* _Required work_
Give the number of lines that contain the string "with", and nothing else.

────────────────

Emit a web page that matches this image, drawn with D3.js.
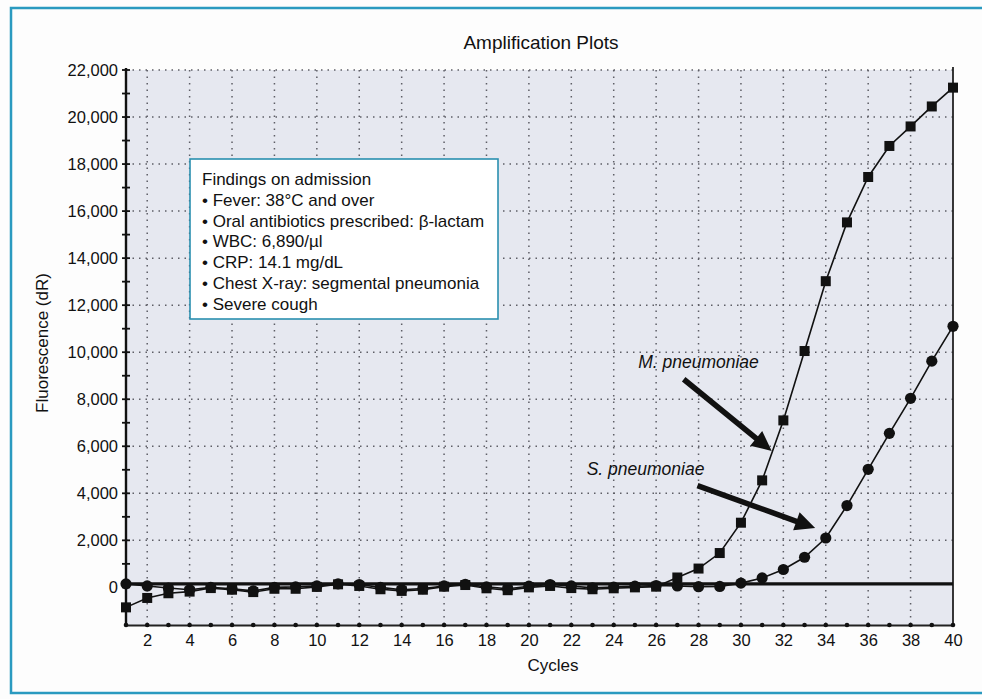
<!DOCTYPE html>
<html>
<head>
<meta charset="utf-8">
<script src="https://cdn.jsdelivr.net/npm/d3@7"></script>
<style>
  body { margin: 0; background: #fdfdfd; }
  svg { display: block; font-family: "Liberation Sans", Arial, sans-serif; }
</style>
</head>
<body>
<div id="chart"></div>
<script>
// cycles 1..40
const cycles = d3.range(1, 41)

// M. pneumoniae (square markers)
const mPneumoniae = [-850, -450, -250, -180, -30, -100, -200, -60, -60, 20,
    130, 60, -80, -150, -100, 30, 100, -40, -120, 0,
    60, -30, -80, -40, 0, 30, 420, 800, 1460, 2750,
    4550, 7100, 10050, 13020, 15520, 17450, 18770, 19600, 20450, 21250]

// S. pneumoniae (circle markers)
const sPneumoniae = [150, 60, -30, -100, 0, -60, -150, 0, 20, 60,
    150, 120, 0, -100, -50, 60, 130, 20, -60, 50,
    120, 60, -20, 10, 50, 80, 60, 30, 40, 180,
    400, 760, 1280, 2100, 3480, 5020, 6550, 8040, 9620, 11100]

const threshold = 150

const yTicks = d3.range(0, 22001, 2000)
const xTicks = d3.range(2, 41, 2)

const findings = [
    "Findings on admission",
    "\u2022 Fever: 38\u00B0C and over",
    "\u2022 Oral antibiotics prescribed: \u03B2-lactam",
    "\u2022 WBC: 6,890/\u00B5l",
    "\u2022 CRP: 14.1 mg/dL",
    "\u2022 Chest X-ray: segmental pneumonia",
    "\u2022 Severe cough"
]

// annotation labels and arrows, in data units (cycle, fluorescence)
const annoLabels = ["M. pneumoniae", "S. pneumoniae"]
const annoLabelPos = [[28.0, 9320], [25.5, 4770]]
const annoArrowFrom = [[27.3, 8850], [27.95, 4330]]
const annoArrowTo = [[31.45, 5800], [33.5, 2520]]

const W = 982, H = 699
const svg = d3.select("#chart").append("svg")
    .attr("width", W).attr("height", H)

// outer frame
svg.append("rect")
    .attr("x", 11).attr("y", 8)
    .attr("width", W + 20).attr("height", 685)
    .attr("fill", "none")
    .attr("stroke", "#2a9ac0")
    .attr("stroke-width", 2.5)

const x = d3.scaleLinear().domain([1, 40]).range([126, 953])
const y = d3.scaleLinear().domain([-1600, 22000]).range([625, 70])

// plot background
svg.append("rect")
    .attr("x", x(1)).attr("y", y(22000))
    .attr("width", x(40) - x(1)).attr("height", y(-1600) - y(22000))
    .attr("fill", "#e6e8f0")

// dotted grid
const grid = svg.append("g")
    .attr("stroke", "#5e5e66")
    .attr("stroke-width", 1.5)
    .attr("stroke-dasharray", "1.5,5")
grid.selectAll(".gy").data(yTicks.filter(d => d > 0))
    .enter().append("line")
    .attr("x1", x(1)).attr("x2", x(40))
    .attr("y1", d => y(d)).attr("y2", d => y(d))
grid.selectAll(".gx").data(xTicks.filter(d => d < 40))
    .enter().append("line")
    .attr("x1", d => x(d)).attr("x2", d => x(d))
    .attr("y1", y(22000)).attr("y2", y(-1600))

// right border of plot
svg.append("line")
    .attr("x1", x(40)).attr("x2", x(40))
    .attr("y1", y(22000) - 3).attr("y2", y(-1600))
    .attr("stroke", "#222").attr("stroke-width", 1.8)

// y axis
const yAxis = svg.append("g")
    .attr("transform", `translate(${x(1)},0)`)
    .call(d3.axisLeft(y).tickValues(yTicks).tickFormat(d3.format(",")).tickSize(0).tickPadding(8))
yAxis.select(".domain").remove()
yAxis.selectAll("text").attr("font-size", 16.5).attr("fill", "#111")
    .attr("font-family", "'Liberation Sans', Arial, sans-serif")
svg.append("line")
    .attr("x1", x(1)).attr("x2", x(1))
    .attr("y1", y(22000) - 2).attr("y2", y(-1600))
    .attr("stroke", "#111").attr("stroke-width", 2.4)
svg.append("g").selectAll("line")
    .data(d3.range(-1000, 22001, 1000))
    .enter().append("line")
    .attr("x1", x(1) - 4).attr("x2", x(1) + 4)
    .attr("y1", d => y(d)).attr("y2", d => y(d))
    .attr("stroke", "#111").attr("stroke-width", 1.8)

// x axis
const xAxis = svg.append("g")
    .attr("transform", `translate(0,${y(-1600)})`)
    .call(d3.axisBottom(x).tickValues(xTicks).tickSize(0).tickPadding(9))
xAxis.select(".domain").attr("stroke", "#222").attr("stroke-width", 1.8)
xAxis.selectAll("text").attr("font-size", 16.5).attr("fill", "#111")
    .attr("font-family", "'Liberation Sans', Arial, sans-serif")
svg.append("g").selectAll("circle")
    .data(cycles)
    .enter().append("circle")
    .attr("cx", d => x(d)).attr("cy", y(-1600))
    .attr("r", 2.3).attr("fill", "#111")

// threshold line
svg.append("line")
    .attr("x1", x(1)).attr("x2", x(40))
    .attr("y1", y(threshold)).attr("y2", y(threshold))
    .attr("stroke", "#111").attr("stroke-width", 3.2)

const line = d3.line().x((d, i) => x(cycles[i])).y(d => y(d))

// S. pneumoniae
svg.append("path").datum(sPneumoniae)
    .attr("d", line).attr("fill", "none")
    .attr("stroke", "#111").attr("stroke-width", 1.6)
svg.append("g").selectAll("circle")
    .data(sPneumoniae)
    .enter().append("circle")
    .attr("cx", (d, i) => x(cycles[i])).attr("cy", d => y(d))
    .attr("r", 5.6).attr("fill", "#111")

// M. pneumoniae
svg.append("path").datum(mPneumoniae)
    .attr("d", line).attr("fill", "none")
    .attr("stroke", "#111").attr("stroke-width", 1.6)
svg.append("g").selectAll("rect")
    .data(mPneumoniae)
    .enter().append("rect")
    .attr("x", (d, i) => x(cycles[i]) - 5).attr("y", d => y(d) - 5)
    .attr("width", 10).attr("height", 10).attr("fill", "#111")

// annotations with arrows
annoLabels.forEach(function(label, i) {
    svg.append("text")
        .attr("x", x(annoLabelPos[i][0])).attr("y", y(annoLabelPos[i][1]))
        .attr("text-anchor", "middle")
        .attr("font-size", 17.5).attr("font-style", "italic")
        .attr("fill", "#111")
        .text(label)
    const x0 = x(annoArrowFrom[i][0]), y0 = y(annoArrowFrom[i][1])
    const x1 = x(annoArrowTo[i][0]), y1 = y(annoArrowTo[i][1])
    const len = Math.hypot(x1 - x0, y1 - y0)
    const ux = (x1 - x0) / len, uy = (y1 - y0) / len
    const px = -uy, py = ux
    const headL = 20, headW = 9.5, shaftW = 2.8
    const bx = x1 - ux * headL, by = y1 - uy * headL
    const pts = [
        [x0 + px * shaftW, y0 + py * shaftW],
        [bx + px * shaftW, by + py * shaftW],
        [bx + px * headW, by + py * headW],
        [x1, y1],
        [bx - px * headW, by - py * headW],
        [bx - px * shaftW, by - py * shaftW],
        [x0 - px * shaftW, y0 - py * shaftW]
    ]
    svg.append("polygon")
        .attr("points", pts.map(p => p.join(",")).join(" "))
        .attr("fill", "#111")
})

// findings box
const box = svg.append("g")
box.append("rect")
    .attr("x", 190).attr("y", 159)
    .attr("width", 308).attr("height", 160)
    .attr("fill", "#ffffff")
    .attr("stroke", "#2a8fb0").attr("stroke-width", 1.6)
box.selectAll("text").data(findings)
    .enter().append("text")
    .attr("x", 202)
    .attr("y", (d, i) => 185 + i * 20.8)
    .attr("font-size", 17).attr("fill", "#111")
    .text(d => d)

// title and axis labels
svg.append("text")
    .attr("x", 541).attr("y", 49)
    .attr("text-anchor", "middle")
    .attr("font-size", 19).attr("fill", "#111")
    .text("Amplification Plots")
svg.append("text")
    .attr("x", 553).attr("y", 671)
    .attr("text-anchor", "middle")
    .attr("font-size", 17).attr("fill", "#111")
    .text("Cycles")
svg.append("text")
    .attr("transform", "translate(48,343) rotate(-90)")
    .attr("text-anchor", "middle")
    .attr("font-size", 17).attr("fill", "#111")
    .text("Fluorescence (dR)")
</script>
</body>
</html>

────────────────

* _Correct result_
2